As kids are brought into care the hope is that with supports their parent will pull things back together and the kids will return to them. We chose to hope for the Other Mother the best possible outcome. Time and effort is put into trying to help this happen. Sometimes that hope leads to disappointment… for both parent and child. The reality in the world of addictions and mental health is that there are many who don’t win the battle for freedom.
When the initial plan doesn’t work out the hope is that extended family will be willing and able to step in and welcome the kids back into the family dynamic. Relationships are explored and time is spent to see if this is the way forward for everyone. Sometimes family is not in a position that lets them take on the extra responsibility. Life is complicated and abruptly adding extra kids is daunting. This is often a fragile hope and a scary one for kids to explore! Taking the risk to get to know extended family and hope they will choose to step in while bracing themselves for disappointment.

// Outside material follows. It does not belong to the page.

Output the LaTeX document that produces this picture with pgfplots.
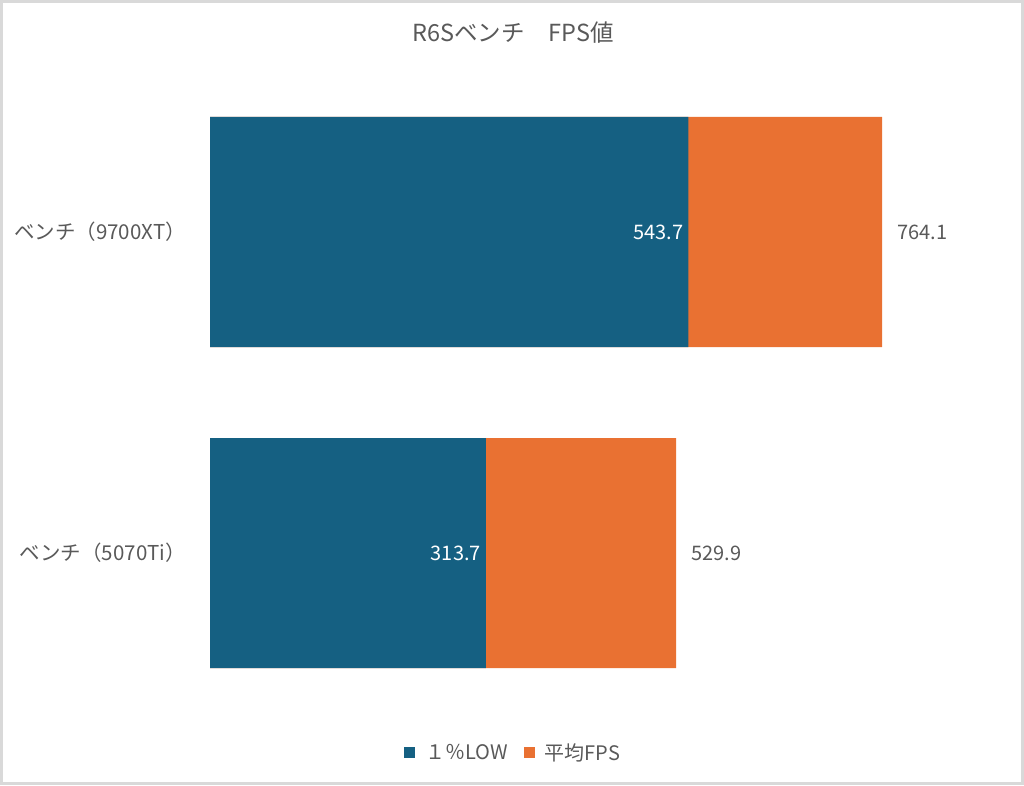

The hope for a permanent home for these kids, that will provide for them a future of security and love, then turns to other sources. A Foster Home is never meant to be a permanent home. You prepare to love and nurture for a season and then let go. The relationship might last forever but the responsibility isn’t meant to. The hope is adoption, permanent guardian ship or what… how do we even know what to hope for.
As an adult I look at all this and feel confounded by the complexity and difficulty of this journey. How do children navigate these waters? What do they see as they look ahead?
It never occurred to me growing up that my world would be anything other than being raised in a family that loved me. Even when tough times rocked the world I grew up in I never worried about having a place to call home. I didn’t have to “hope” for love and security. I had it. It seems that is how it should be.
This is what every child wants, and should have. This is what children in Foster Care face… hoping for something that should have been theirs in the first place.
How many times will they dare to hope for something in the face of disappointments.
My prayer is that we will give them a hope that lasts!